Lo que la democracia precisa no es amontonar códigos éticos que nadie cumple y solo sirven para hacer demagogia, sino disponer de medios prácticos y eficaces para prevenir la corrupción y, desde luego, obligar a los gobernantes a atenerse a ellos, a dar explicaciones de sus actos y a sufrir las penas correspondientes. Esa es precisamente la razón del agudo deterioro actual de la democracia española. No es solamente la sospecha de que los gobernantes actuales, desde Rajoy hasta los cargos de las Comunidades autónomas, sean unos corruptos y un puñado de granujas dedicado al saqueo de las arcas públicas. Antes bien, es la comprobación de que, dado el funcionamiento constitucional del sistema, la ciudadanía carece de medios para obligar a estos gobernantes indignos, presuntos prevaricadores y ladrones, a dar cuenta de sus actos, dimitir y sufrir los castigos pertinentes.
En nuestro tiempo, la expansión de internet, la política 2.0 y el “periodismo ciudadano”, han facilitado el acceso de las multitudes al control crítico del gobierno. Sin embargo, el bloqueo institucional de este mediante medidas autoritarias y reformas reaccionarias de la legislación represiva, producen el efecto de que, de todas las democracias del mundo, la única que está dirigida por un partido que más parece una asociación de delincuentes, con un presidente presuntamente dedicado al enriquecimiento personal ilícito sea la española.
Justamente una razón más para que la ciudadanía mantenga e incremente la presión extraparlamentaria, en la calle, a los efectos de que los gobernantes corruptos, empezando por el presidente del gobierno, dimitan y se pongan a disposición de los tribunales de justicia.
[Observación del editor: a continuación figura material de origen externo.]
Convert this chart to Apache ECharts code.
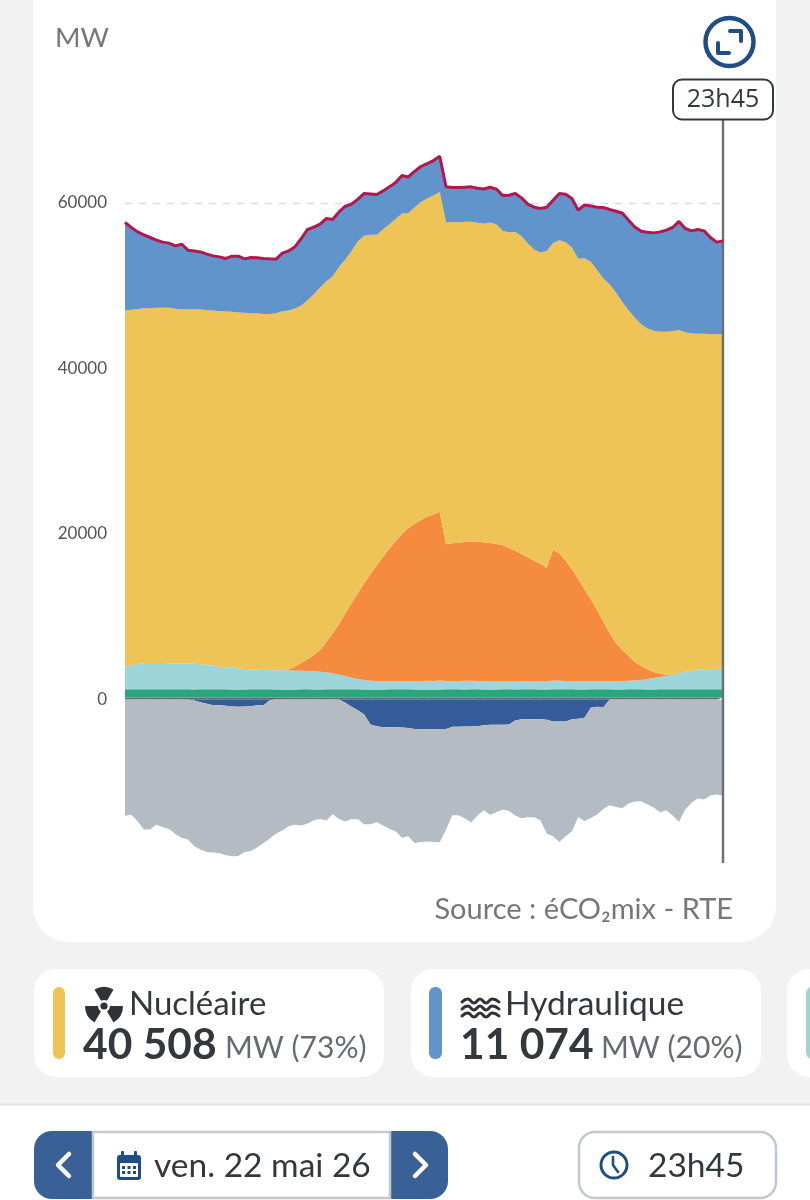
<!DOCTYPE html>
<html><head><meta charset="utf-8">
<style>html,body{margin:0;padding:0;background:#f2f2f2}#c{width:810px;height:1200px}</style>
<script src="https://cdn.jsdelivr.net/npm/echarts@6/dist/echarts.min.js"></script>
</head><body><div id="c"></div>
<script>
const times=[];for(let h=0;h<24;h++)for(const m of ['00','15','30','45'])times.push(String(h).padStart(2,'0')+'h'+m);
const yTicks=[0,20000,40000,60000];
// Total / top of hydro (MW)
const consumption=[57650,57040,56510,56150,55830,55510,55270,55150,54820,55020,54300,54210,54090,53820,53610,53490,53300,53570,53570,53250,53420,53370,53300,53250,53210,53940,54210,54700,55710,56800,57080,57440,58130,58010,58930,59610,59860,60460,61150,61100,61030,61460,61950,62480,63320,63150,63810,64410,64770,65130,65650,61950,61870,61870,61910,61950,61790,61700,61910,61670,60910,60940,61150,60620,59860,59490,59340,59490,60340,61150,61060,60540,59130,59770,59650,59490,59460,59220,59010,58800,57920,57110,56590,56470,56390,56510,56720,57040,57770,56920,56630,56800,56630,55830,55270,55420];
// Cumulative top of nuclear
const nuclearTop=[47015,47090,47170,47290,47290,47330,47330,47330,47210,47170,47140,47170,47140,47050,47015,46930,46900,46850,46770,46730,46690,46650,46600,46600,46690,46930,47015,47260,47620,48260,48980,49790,50550,51160,52280,53180,54210,55390,56030,56150,56150,56840,57440,58080,58730,58800,59460,60130,60540,60910,61340,57680,57680,57680,57720,57720,57600,57480,57650,57440,56630,56470,56510,55990,55110,54380,54020,54210,55180,55510,55270,54630,53250,53330,52890,51880,50880,50190,49140,48050,47050,46120,45360,44840,44550,44430,44430,44510,44640,44390,44240,44190,44190,44150,44150,44150];
// Cumulative top of solar
const solarTop=[3960,4130,4290,4370,4410,4410,4410,4370,4370,4320,4320,4320,4250,4170,4080,3960,3890,3810,3770,3680,3650,3600,3560,3530,3530,3560,3620,3960,4450,4860,5380,5980,6980,8000,9120,10410,11620,12830,14040,15160,16210,17250,18260,19150,19960,20680,21200,21680,22080,22370,22650,18750,18870,18940,19030,19060,19060,18990,18910,18780,18630,18340,17980,17580,17180,16770,16370,15920,18060,17660,16770,15760,14560,13310,12100,10810,9400,8000,6790,5980,5250,4530,4050,3650,3320,3120,3000,3040,3160,3360,3480,3600,3650,3680,3720,3720];
// Cumulative top of wind
const windTop=[3960,4130,4290,4370,4410,4410,4410,4370,4370,4320,4320,4320,4250,4170,4080,3960,3890,3810,3770,3680,3650,3600,3560,3530,3530,3530,3530,3480,3480,3440,3410,3360,3290,3160,3000,2840,2630,2480,2360,2270,2230,2200,2200,2200,2200,2200,2230,2230,2270,2230,2290,2240,2220,2230,2260,2280,2240,2210,2230,2240,2250,2250,2230,2220,2200,2190,2170,2180,2300,2270,2240,2220,2200,2200,2210,2210,2210,2220,2220,2230,2260,2300,2360,2480,2600,2720,2840,2980,3160,3360,3480,3600,3650,3680,3720,3720];
// Cumulative top of bioenergy
const bioTop=[1230,1230,1230,1240,1240,1230,1230,1230,1230,1230,1230,1220,1230,1230,1230,1230,1230,1220,1220,1220,1230,1230,1230,1230,1220,1220,1220,1220,1230,1230,1220,1220,1230,1230,1230,1230,1230,1230,1220,1220,1220,1220,1230,1230,1230,1230,1220,1220,1220,1220,1220,1230,1230,1230,1220,1230,1230,1220,1220,1220,1230,1230,1220,1230,1230,1230,1220,1220,1230,1230,1230,1230,1220,1220,1230,1230,1230,1230,1220,1220,1230,1230,1230,1220,1220,1230,1230,1230,1230,1230,1230,1230,1230,1230,1230,1230];
// Thin band at the base
const gas=[240,240,240,240,240,240,240,240,240,240,240,240,240,240,240,240,240,240,240,240,240,240,240,240,240,240,240,240,240,240,240,240,240,240,240,240,240,240,240,240,240,240,240,240,240,240,240,240,240,240,240,240,240,240,240,240,240,240,240,240,240,240,240,240,240,240,240,240,240,240,240,240,240,240,240,240,240,240,240,240,240,240,240,240,240,240,240,240,240,240,240,240,240,240,240,240];
// Pumping (negative)
const pumping=[0,0,0,0,0,0,0,0,0,0,0,-120,-320,-520,-690,-690,-770,-850,-890,-850,-810,-690,-690,-80,0,0,0,0,0,0,0,0,0,0,0,-400,-890,-1290,-1810,-3020,-3220,-3340,-3340,-3340,-3390,-3430,-3550,-3550,-3590,-3590,-3590,-3550,-3300,-3300,-3260,-3260,-3220,-3100,-3060,-3060,-3060,-3020,-2540,-2380,-2380,-2380,-2380,-2460,-2660,-2660,-2660,-2380,-2340,-2220,-1010,-890,-930,0,0,0,0,0,0,0,0,0,0,0,0,0,0,0,0,0,0,0];
// Cumulative bottom of exports
const exportsBottom=[-14060,-13940,-14710,-15720,-15720,-15110,-15430,-15640,-16240,-16720,-16930,-17730,-18140,-18420,-18500,-18540,-18820,-18940,-18900,-18420,-18300,-17890,-17330,-16810,-16200,-15840,-15310,-15150,-15230,-14990,-14590,-14430,-14630,-13860,-14430,-14750,-14430,-14470,-15070,-15070,-14830,-15230,-15640,-15920,-16720,-16520,-17330,-17210,-17170,-17210,-17250,-15720,-13980,-13980,-14390,-14870,-14020,-13380,-13940,-13620,-13300,-13460,-14020,-14350,-14230,-14230,-14590,-16200,-16520,-17210,-16520,-15920,-14230,-14670,-14310,-13900,-13220,-12780,-12980,-13140,-12570,-12330,-12290,-12690,-13060,-13620,-13380,-14020,-14790,-13300,-12490,-11970,-12090,-11610,-11490,-11610];

const diff=(a,b)=>a.map((v,i)=>v-b[i]);
const hydro=diff(consumption,nuclearTop), nuclear=diff(nuclearTop,solarTop), solar=diff(solarTop,windTop),
      wind=diff(windTop,bioTop), bio=diff(bioTop,gas), exportsV=diff(exportsBottom,pumping);

const area=(name,data,color,stack)=>({name,type:'line',stack:stack||'prod',data,showSymbol:false,symbol:'none',silent:true,
  lineStyle:{width:0},areaStyle:{color,opacity:1},itemStyle:{color}});

const FONT='Lato, "Noto Sans", sans-serif';
const T=(x,y,text,size,fill,weight,align,font)=>({type:'text',silent:true,x,y,z:20,style:{text,fontSize:size,fill,fontWeight:weight||'normal',align:align||'left',verticalAlign:'middle',fontFamily:font||FONT}});
const R=(x,y,w,h,r,fill,stroke,lw,z)=>({type:'rect',silent:true,z:z||1,shape:{x,y,width:w,height:h,r},style:{fill:fill||'none',stroke:stroke||'none',lineWidth:lw||0}});
const P=(points,stroke,lw,smooth)=>({type:'polyline',silent:true,z:20,shape:{points,smooth:smooth||0},style:{stroke,lineWidth:lw,fill:'none',lineCap:'round',lineJoin:'round'}});
const NAVY='#1f4e85',BTN='#3a6098',DARK='#33383c',MUTE='#666b70';
const deg=Math.PI/180;
const blade=(a)=>({type:'sector',silent:true,z:20,shape:{cx:104,cy:1006,r:19,r0:6,startAngle:(a-30)*deg,endAngle:(a+30)*deg},style:{fill:'#2f3336'}});
const wave=(y)=>P([[462,y],[468,y-3],[474,y+1],[480,y-3],[486,y+1],[492,y-3],[499,y]],'#2f3336',3,0.5);

const graphic=[
  R(33,-40,743,982,36,'#fff'),
  {type:'circle',silent:true,z:20,shape:{cx:729.5,cy:42,r:24},style:{fill:'#fff',stroke:NAVY,lineWidth:4.5}},
  P([[730,31],[741,31],[741,41]],NAVY,4),
  P([[718,43],[718,53],[729,53]],NAVY,4),
  R(673,79.5,100,40,9,'#fff','#33383c',2,20),
  T(723,99.5,'23h45',25,DARK,'normal','center','"Open Sans", sans-serif'),
  T(55,38,'MW',27.5,'#777','normal','left'),
  T(733,910,'Source : éCO₂mix - RTE',29,'#777','normal','right'),
  R(34,969,350,108,22,'#fff'),
  R(53,987,12,72,6,'#edc455'),
  blade(-90),blade(30),blade(150),
  {type:'circle',silent:true,z:20,shape:{cx:104,cy:1006,r:3.6},style:{fill:'#2f3336'}},
  T(129,1004,'Nucléaire',33,DARK),
  T(83,1045,'40 508',42.5,DARK,'bold'),
  T(225,1048,'MW (73%)',30,MUTE),
  R(411,969,350,108,22,'#fff'),
  R(429,987,13,72,6,'#6294cc'),
  wave(1002),wave(1009),wave(1016),
  T(505,1004,'Hydraulique',33.5,DARK),
  T(460,1045,'11 074',42.5,DARK,'bold'),
  T(601,1048,'MW (20%)',30,MUTE),
  R(787,969,60,108,22,'#fff'),
  R(806,987,12,72,6,'#9cd6da'),
  R(0,1105,810,95,0,'#fff'),
  R(0,1103.5,810,2,0,'#e2e3e4'),
  R(34,1131,414,68,18,BTN),
  R(93,1132,297,66,0,'#fff','#c4c8cc',2.5,2),
  P([[69,1154],[58,1165],[69,1176]],'#fff',4.5),
  P([[415,1154],[426,1165],[415,1176]],'#fff',4.5),
  R(117,1155,24,25,3,NAVY,null,0,20),
  R(120,1163,18,14,1,'#fff',null,0,21),
  R(121,1151,3,6,1,NAVY,null,0,20),
  R(134,1151,3,6,1,NAVY,null,0,20),
  R(122,1166,3,3,0,NAVY,null,0,22),R(127.5,1166,3,3,0,NAVY,null,0,22),R(133,1166,3,3,0,NAVY,null,0,22),
  R(122,1171,3,3,0,NAVY,null,0,22),R(127.5,1171,3,3,0,NAVY,null,0,22),R(133,1171,3,3,0,NAVY,null,0,22),
  T(154,1166,'ven. 22 mai 26',33.5,DARK),
  R(579,1132,197,66,16,'#fff','#c4c8cc',2.5,2),
  {type:'circle',silent:true,z:20,shape:{cx:614,cy:1165,r:13},style:{fill:'#fff',stroke:NAVY,lineWidth:3}},
  P([[613,1157],[613,1165],[618,1172]],NAVY,2.6),
  T(648,1166,'23h45',33.5,DARK)
];

const chart=echarts.init(document.getElementById('c'),null,{renderer:'canvas',width:810,height:1200});
chart.setOption({
  animation:false,
  backgroundColor:'#f2f2f2',
  graphic:{elements:graphic},
  grid:{left:125,width:598,top:37.5,height:827.5,containLabel:false},
  xAxis:{type:'category',data:times,boundaryGap:false,z:1.5,axisLine:{show:false},axisTick:{show:false},axisLabel:{show:false},splitLine:{show:false}},
  yAxis:{type:'value',min:-20000,max:80000,interval:20000,z:1.5,
    axisLine:{show:false},axisTick:{show:false},
    axisLabel:{show:true,showMinLabel:false,showMaxLabel:false,margin:18,fontSize:17,color:'#555',fontFamily:FONT,
      formatter:v=>yTicks.includes(v)?String(v):''},
    splitLine:{show:true,showMinLine:false,showMaxLine:false,lineStyle:{type:[7,7],color:'#dcdcdc',width:1.3}}},
  series:[
    area('Gaz',gas,'#5f6b70'),
    area('Bioénergies',bio,'#2aa57e'),
    area('Éolien',wind,'#9cd6da'),
    area('Solaire',solar,'#f58b3f'),
    area('Nucléaire',nuclear,'#edc455'),
    area('Hydraulique',hydro,'#6294cc'),
    area('Pompage',pumping,'#345c98','conso'),
    area('Exports',exportsV,'#b5bbc2','conso'),
    {name:'Consommation',type:'line',data:consumption,showSymbol:false,symbol:'none',silent:true,z:6,
      lineStyle:{color:'#b5164e',width:3},
      markLine:{silent:true,symbol:'none',label:{show:false},animation:false,
        lineStyle:{color:'#6b6f73',width:2.4,type:'solid'},
        data:[[{xAxis:times[95],y:120},{xAxis:times[95],y:863}]]}}
  ]
});
</script></body></html>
La política, sobre todo la política democrática es corrupta o no; los ciudadanos pueden profesar desafección hacia la política o no, dependiendo de lo que ellos mismos hagan. La política la hacemos los ciudadanos; no los gobernantes. La corrupción de estos se aprovecha de nuestro desinterés. En gran medida cabe decir que la corrupción se da porque los ciudadanos la toleran.